The recent run-up in wheat prices is a good example. Robert Paarlberg wrote an excellent column in the Financial Times recently, titled “How grain markets sow the spikes they fear.” Grain producing countries point to the high volatility of prices on world markets and the need for food security when imposing taxes on exports of their own grain supplies, or outright bans, as Russia did in July.
The motive, of course, is to keep grain affordable for domestic consumers. But the effect of such export controls is precisely to cause the price rise that is feared, because it removes some net supply from the world market. (The same could be said when grain importing countries react to high prices by enacting price controls, because that adds some net demand to the world market.)

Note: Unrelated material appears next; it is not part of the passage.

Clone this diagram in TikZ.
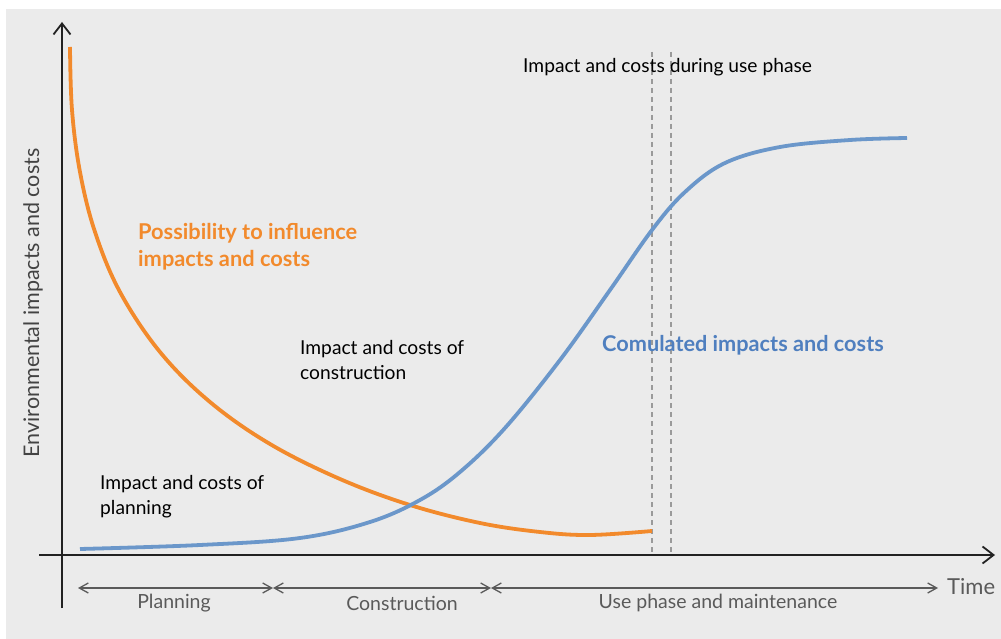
\documentclass[tikz,border=0pt]{standalone}
\usepackage{fontspec}
\setmainfont{Lato}
\usetikzlibrary{arrows.meta}
\definecolor{bggray}{HTML}{EBEBEB}
\definecolor{axisc}{HTML}{222222}
\definecolor{dimc}{HTML}{5A5A5A}
\definecolor{orangec}{HTML}{F28A2C}
\definecolor{bluec}{HTML}{6B97CA}
\definecolor{bluetext}{HTML}{4F7FBF}
\definecolor{dashc}{HTML}{9A9A9A}
\begin{document}
\begin{tikzpicture}[x=1pt,y=-1pt,
  axisline/.style={draw=axisc,line width=1.8pt,-{Straight Barb[length=11pt,width=17pt,line width=1.8pt]}},
  dimline/.style={draw=dimc,line width=1.3pt,{Straight Barb[length=9pt,width=10pt,line width=1.3pt]}-{Straight Barb[length=9pt,width=10pt,line width=1.3pt]}},
  dimlabel/.style={text=dimc,font=\fontsize{19.5}{22}\selectfont,inner sep=0pt},
  plainlabel/.style={text=black,font=\fontsize{19.2}{25}\selectfont,align=left,inner sep=0pt,anchor=base west},
  orangelabel/.style={text=orangec,font=\fontsize{21.8}{27}\selectfont\bfseries,align=left,inner sep=0pt,anchor=base west},
  bluelabel/.style={text=bluetext,font=\fontsize{21.7}{27}\selectfont\bfseries,inner sep=0pt,anchor=base west},
  curve/.style={line width=3.8pt},
  dashv/.style={draw=dashc,line width=1.3pt,dash pattern=on 5pt off 4pt}]
\useasboundingbox (0,0) rectangle (1001,639);
\fill[white] (0,0) rectangle (1001,639);
\fill[bggray] (6,9) rectangle (1001,639);
% coordinates
\coordinate (yb) at (62,608);
\coordinate (yt) at (62,22);
\coordinate (xl) at (39,555);
\coordinate (xr) at (995,555);
\coordinate (d0) at (78,588);
\coordinate (d1) at (273,588);
\coordinate (d2) at (491,588);
\coordinate (d3) at (938,588);
\coordinate (v1t) at (652,52);
\coordinate (v1b) at (652,552);
\coordinate (v2t) at (671,52);
\coordinate (v2b) at (671,552);
% dashed lines
\draw[dashv] (v1t) -- (v1b);
\draw[dashv] (v2t) -- (v2b);
% curves
\draw[orangec,curve] plot[smooth,tension=0.6] coordinates {(70,47) (72,110) (80,172) (95,232) (120,292) (160,352) (210,402) (270,444) (340,479) (410,505) (480,523) (540,532) (590,535) (652,531)};
\draw[bluec,curve] plot[smooth,tension=0.6] coordinates {(80,549) (200,545) (300,538) (370,522) (420,500) (460,472) (505,428) (560,360) (610,290) (652,230) (685,192) (725,163) (780,147) (850,140) (907,138)};
% axes
\draw[axisline] (yb) -- (yt);
\draw[axisline] (xl) -- (xr);
% dimension arrows
\draw[dimline] (d0) -- (d1);
\draw[dimline] (d1) -- (d2);
\draw[dimline] (d2) -- (d3);
\node[dimlabel] (lplan) at (174,603) {Planning};
\node[dimlabel] (lcons) at (402,603) {Construction};
\node[dimlabel] (luse) at (718,603) {Use phase and maintenance};
\node[dimlabel,font=\fontsize{22}{24}\selectfont,anchor=west] (ltime) at (947,587) {Time};
% axis label
\node[dimlabel,text=axisc!85,rotate=90,font=\fontsize{21.5}{24}\selectfont] (lyaxis) at (33,303) {Environmental impacts and costs};
% texts
\node[plainlabel] (tuse) at (523,73) {Impact and costs during use phase};
\node[orangelabel] (tposs) at (138,266) {Possibility to influence\\impacts and costs};
\node[bluelabel] (tcum) at (602,351) {Comulated impacts and costs};
\node[plainlabel] (tcons) at (300,379) {Impact and costs of\\construction};
\node[plainlabel] (tplan) at (100,514) {Impact and costs of\\planning};
\end{tikzpicture}
\end{document}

The current run-up in grain prices is reminiscent of the even higher spike in food prices in 2008. As Paarlberg argues, many of the other explanations that were put forward for that episode don’t fit this time. The importance of export controls is now clearer.
In 2008, Argentina imposed export tariffs to prevent its grain farmers from taking advantage of high world prices. (This case seemed particularly irrational in that, unlike the usual case, the strongest political pressures came from the growers.)
At the same time, on the other side of the world, India put on export controls to prevent its rice farmers from selling their product on world markets to take advantage of high rice prices. Controls imposed by Argentina, India, and others were important contributing factors to the global spike in food prices.
Are governments indeed being completely irrational? The commodities we are talking about are staples in the consumption of ordinary households. For simplicity, let’s assume it is an absolute constraint that governments cannot allow grain prices to go above a certain threshold.
Perhaps there will be riots in the streets otherwise. In this case might it make sense to put on export controls when the price threatens to go above that level? One can see the motivation in the short run. But, thinking in the long run, across complete cycles, controls are not a good answer.
One can imagine various sensible long-term policies that might assure that this constraint is not violated, such as stockpiling, although in practice many policies sold as “food security” are not in fact applied in a sensible way.
One solution may be for major countries that are active in the market for wheat or rice to get together and agree not to impose controls. The result would be to stabilize prices: no more alternation of price spikes and price collapses. Each country could then rely more on the world market to cover shortfalls than it can now, when trade is made less dependable by the threat of controls by others.
The case of rice controls was nailed in a paper on food security written last year by two students in Harvard’s MPAID program (Masters in International Development), Naoko Koyama Blanc and Diva Singh. In their model, it can indeed under certain conditions be rational for India to follow the practice of imposing controls when the price goes up, under a regime where volatility is high because others impose controls.
But it would be more rational for India to negotiate a no-controls regime with other countries, because under that regime volatility would be lower, the controls would not be needed, and everyone would be better off.